Data extracted from a collection:
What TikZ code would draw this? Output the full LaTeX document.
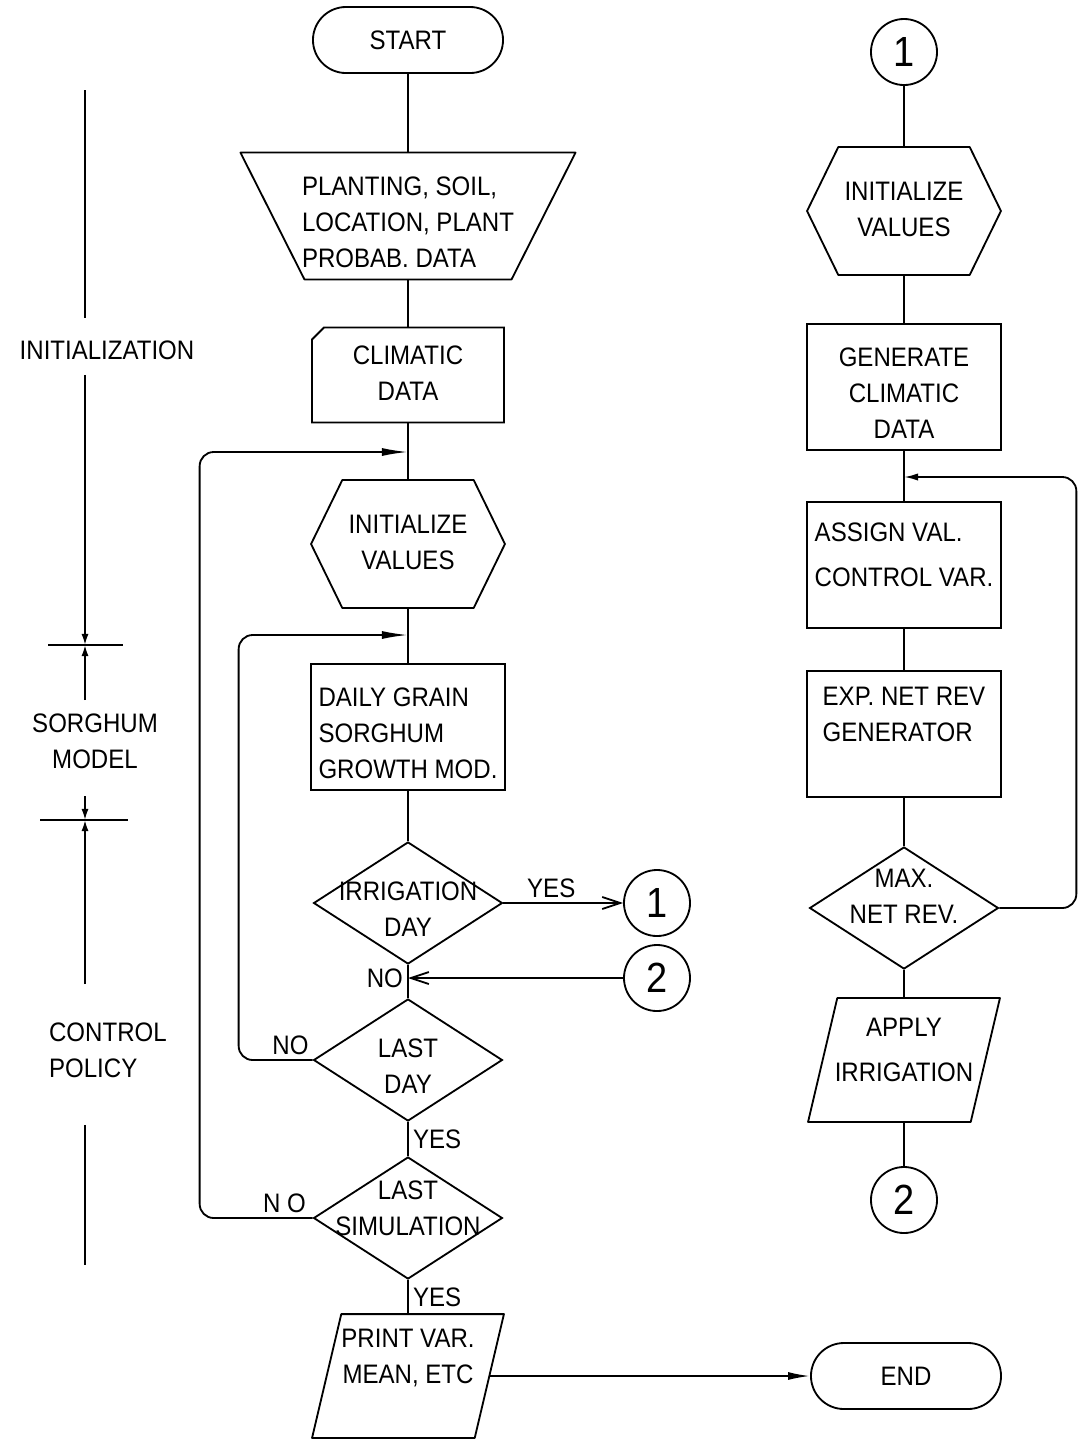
\documentclass[tikz,border=0pt]{standalone}
\usepackage{fontspec}
\setmainfont{Liberation Sans}[FakeStretch=0.9]
\usetikzlibrary{shapes.geometric,shapes.misc,arrows.meta}

\tikzset{quad/.style n args={4}{append after command={\pgfextra{\draw[line join=round]
      ([xshift=#1]\tikzlastnode.north west) -- ([xshift=#2]\tikzlastnode.north east)
      -- ([xshift=#3]\tikzlastnode.south east) -- ([xshift=#4]\tikzlastnode.south west) -- cycle;}}}}
\tikzstyle{terminal}=[draw,rounded rectangle,minimum width=4.75cm,minimum height=1.65cm,inner sep=0pt]
\tikzstyle{indata}=[minimum width=8.33cm,minimum height=3.125cm,inner sep=0pt,quad={0cm}{0cm}{-1.6cm}{1.6cm}]
\tikzstyle{card}=[draw,chamfered rectangle,chamfered rectangle corners=north west,chamfered rectangle sep=0.3cm,minimum width=4.8cm,minimum height=2.375cm,inner sep=0pt]
\tikzstyle{hexa}=[minimum width=4.8cm,minimum height=3.15cm,inner sep=0pt,
    append after command={\pgfextra{\draw[line join=round]
      ([xshift=0.78cm]\tikzlastnode.north west) -- ([xshift=-0.78cm]\tikzlastnode.north east)
      -- (\tikzlastnode.east) -- ([xshift=-0.78cm]\tikzlastnode.south east)
      -- ([xshift=0.78cm]\tikzlastnode.south west) -- (\tikzlastnode.west) -- cycle;}}]
\tikzstyle{procbox}=[draw,rectangle,minimum width=4.85cm,minimum height=3.15cm,inner sep=0pt]
\tikzstyle{decision}=[draw,diamond,aspect=1.55,minimum width=4.72cm,minimum height=3.05cm,inner sep=0pt]
\tikzstyle{iobox}=[minimum width=4.75cm,minimum height=3.05cm,inner sep=0pt,quad={0.73cm}{0cm}{-0.73cm}{0cm}]
\tikzstyle{conn}=[draw,circle,minimum size=1.65cm,inner sep=0pt,font=\fontsize{30}{30}\selectfont]
\tikzstyle{lbl}=[inner sep=3pt]
\tikzstyle{flow}=[draw,-]
\tikzstyle{back}=[draw,rounded corners=0.35cm,-{Latex[length=0.65cm,width=0.2cm]}]
\tikzstyle{dim}=[draw,-{Latex[length=0.28cm,width=0.18cm]}]
\tikzstyle{thin}=[draw,-{Straight Barb[length=0.45cm,width=0.3cm]}]
\newcommand{\slim}[2][c]{\makebox[0pt]{\begin{tabular}{@{}#1@{}}#2\end{tabular}}}

\begin{document}
\begin{tikzpicture}[x=0.025cm, y=-0.025cm, line width=1.3pt, font=\fontsize{19}{25.6}\selectfont]
    \useasboundingbox (0,0) rectangle (1078,1443);
    % Main program, left column
    \node[terminal] (start) at (408,40) {START};
    \node[indata] (indata) at (408,216) {\slim[l]{\mbox{}\\[-14pt]PLANTING, SOIL,\\LOCATION, PLANT\\PROBAB. DATA}};
    \node[card] (climate) at (408,375) {\slim{CLIMATIC\\DATA}};
    \node[hexa] (initval) at (408,544) {\slim{INITIALIZE\\VALUES}};
    \node[procbox] (growth) at (408,727) {\slim[l]{\mbox{}\\[-14pt]DAILY GRAIN\\SORGHUM\\GROWTH MOD.}};
    \node[decision] (irrday) at (408,903) {\slim{\mbox{}\\[-14pt]IRRIGATION\\DAY}};
    \node[decision] (lastday) at (408,1060) {\slim{\mbox{}\\[-14pt]LAST\\DAY}};
    \node[decision] (lastsim) at (408,1218) {\slim{LAST\\SIMULATION\\[-14pt]\mbox{}}};
    \node[iobox] (print) at (408,1376) {\slim{PRINT VAR.\\MEAN, ETC\\\mbox{}}};
    \node[terminal] (stop) at (906,1376) {END};
    \node[conn] (outa) at (657,903) {1};
    \node[conn] (ina) at (657,978) {2};

    % Irrigation subroutine, right column
    \node[conn] (outb) at (904,52) {1};
    \node[hexa] (initb) at (904,211) {\slim{INITIALIZE\\VALUES}};
    \node[procbox] (gen) at (904,387) {\slim{\mbox{}\\[-14pt]GENERATE\\CLIMATIC\\DATA}};
    \node[procbox] (assign) at (904,565) {\slim[l]{ASSIGN VAL.\\[6pt]CONTROL VAR.\\[-14pt]\mbox{}}};
    \node[procbox] (exprev) at (904,734) {\slim[l]{EXP. NET REV\\GENERATOR\\\mbox{}}};
    \node[decision] (maxrev) at (904,908) {\slim{MAX.\\NET REV.\\[-11.6pt]\mbox{}}};
    \node[iobox] (apply) at (904,1060) {\slim{APPLY\\[6pt]IRRIGATION\\[-14pt]\mbox{}}};
    \node[conn] (inb) at (904,1200) {2};

    % Junctions on the main lines
    \coordinate (ja) at (408,452);
    \coordinate (jb) at (408,635);
    \coordinate (jc) at (408,978);
    \coordinate (jd) at (904,477);

    % Straight connectors
    \foreach \source/\dest in {start/indata, indata/climate, climate/initval, initval/growth,
        growth/irrday, irrday/lastday, outb/initb, initb/gen, gen/assign, assign/exprev,
        exprev/maxrev, maxrev/apply, apply/inb}
        \path[flow] (\source) -- (\dest);
    \path[flow] (lastday) -- node[lbl,right] {YES} (lastsim);
    \path[flow] (lastsim) -- node[lbl,right] {YES} (print);
    \path[thin] (irrday) -- node[lbl,above,pos=0.4] {YES} (outa);
    \path[thin] (ina) -- (jc) node[lbl,left] {NO};
    \path[flow,-{Latex[length=0.55cm,width=0.2cm]}] ([xshift=-0.36cm]print.east) -- (stop);

    % Loops back
    \path[back] (lastsim.west) -- node[lbl,above,pos=0.25] {N O} ++(-113,0) |- (ja);
    \path[back] (lastday.west) -- node[lbl,above,pos=0.3] {NO} ++(-74,0) |- (jb);
    \path[back,-{Latex[length=0.35cm,width=0.18cm]}] (maxrev.east) -- ++(77,0) |- (jd);

    % Sections on the left
    \node[lbl] (initlbl) at (107,350) {INITIALIZATION};
    \node[lbl,align=center] (sorglbl) at (95,741) {SORGHUM\\MODEL};
    \node[lbl,align=left,anchor=west] (ctrllbl) at (44,1050) {CONTROL\\POLICY};
    \coordinate (secttop) at (85,90);
    \coordinate (tka) at (85,645);
    \coordinate (tkb) at (85,820);
    \coordinate (sectbot) at (85,1265);
    \path[flow] (secttop) -- ([yshift=-5.7cm]secttop);
    \path[dim] ([yshift=6.75cm]tka) -- (tka);
    \path[dim] ([yshift=-1.375cm]tka) -- (tka);
    \path[dim] ([yshift=0.6cm]tkb) -- (tkb);
    \path[dim] ([yshift=-4.1cm]tkb) -- (tkb);
    \path[flow] ([yshift=3.5cm]sectbot) -- (sectbot);
    \path[flow,line width=0.8pt] ([xshift=-0.92cm]tka) -- ([xshift=0.95cm]tka);
    \path[flow,line width=0.8pt] ([xshift=-1.12cm]tkb) -- ([xshift=1.08cm]tkb);
\end{tikzpicture}
\end{document}
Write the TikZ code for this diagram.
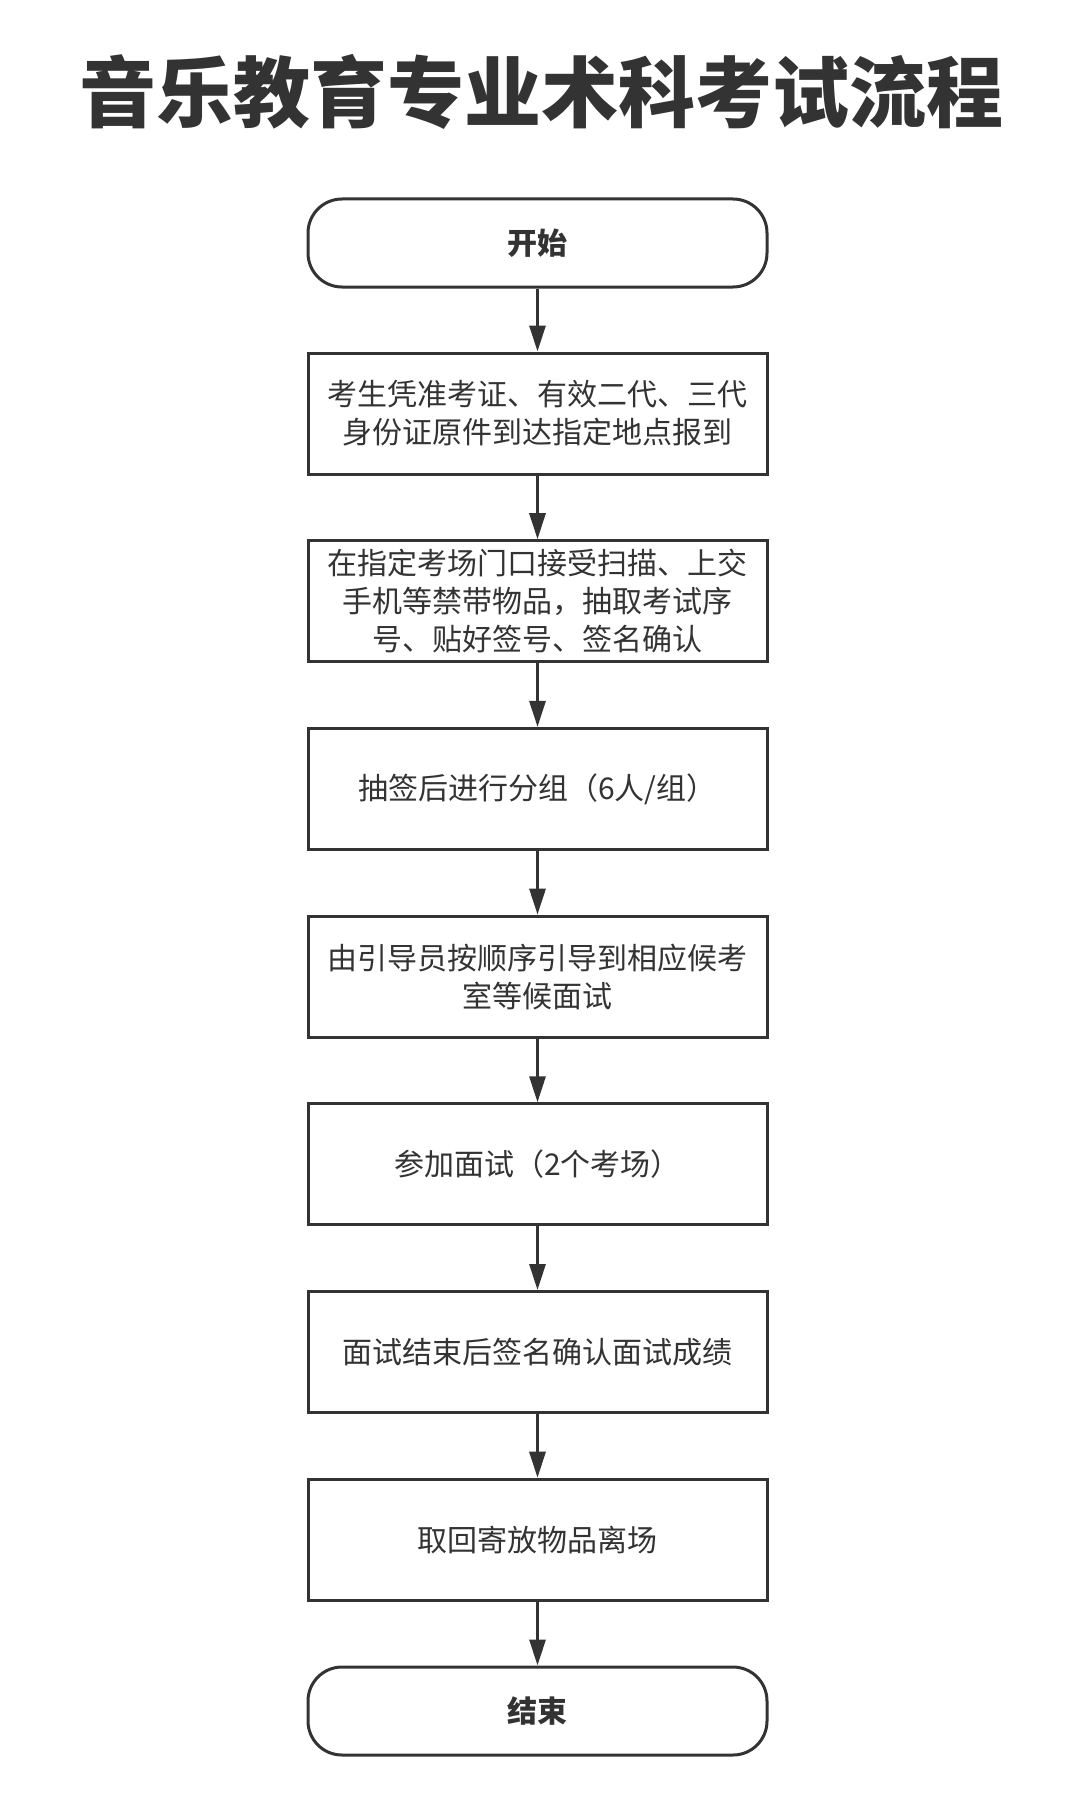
\documentclass[tikz,border=0pt]{standalone}
\usepackage{fontspec}
\setmainfont{Noto Sans CJK SC}
\usetikzlibrary{arrows.meta}
\definecolor{ink}{HTML}{333333}
\tikzset{
  stepbox/.style={draw=ink, line width=3pt, minimum width=459pt, minimum height=121pt, align=center, text=ink, font=\fontsize{30pt}{38pt}\selectfont, inner sep=0pt},
  termbox/.style={draw=ink, line width=3pt, minimum width=459pt, minimum height=88pt, rounded corners=34pt, align=center, text=ink, font=\fontsize{30pt}{38pt}\selectfont\bfseries, inner sep=0pt},
  flow/.style={draw=ink, line width=3pt, -{Triangle[length=26pt,width=16pt]}}
}
\begin{document}
\begin{tikzpicture}[x=1pt,y=1pt]
\useasboundingbox (0,0) rectangle (1080,-1803);
\fill[white] (0,0) rectangle (1080,-1803);
\node[text=ink, font=\fontsize{77pt}{82pt}\selectfont\bfseries] (title) at (541,-92) {音乐教育专业术科考试流程};
\node[termbox] (start) at (537.5,-243) {开始};
\node[stepbox] (b1) at (537.5,-413.5) {考生凭准考证、有效二代、三代\\身份证原件到达指定地点报到};
\node[stepbox] (b2) at (537.5,-601.2) {在指定考场门口接受扫描、上交\\手机等禁带物品，抽取考试序\\号、贴好签号、签名确认};
\node[stepbox] (b3) at (537.5,-788.9) {抽签后进行分组（6人/组）};
\node[stepbox] (b4) at (537.5,-976.6) {由引导员按顺序引导到相应候考\\室等候面试};
\node[stepbox] (b5) at (537.5,-1164.3) {参加面试（2个考场）};
\node[stepbox] (b6) at (537.5,-1352) {面试结束后签名确认面试成绩};
\node[stepbox] (b7) at (537.5,-1539.7) {取回寄放物品离场};
\node[termbox] (end) at (537.5,-1711) {结束};
\draw[flow] (start) -- (b1);
\draw[flow] (b1) -- (b2);
\draw[flow] (b2) -- (b3);
\draw[flow] (b3) -- (b4);
\draw[flow] (b4) -- (b5);
\draw[flow] (b5) -- (b6);
\draw[flow] (b6) -- (b7);
\draw[flow] (b7) -- (end);
\end{tikzpicture}
\end{document}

• [What needs to be done]
Return each line that includes "this".

• [Expected output]
What TikZ code would draw this? Output the full LaTeX document.
Write the TikZ code for this diagram.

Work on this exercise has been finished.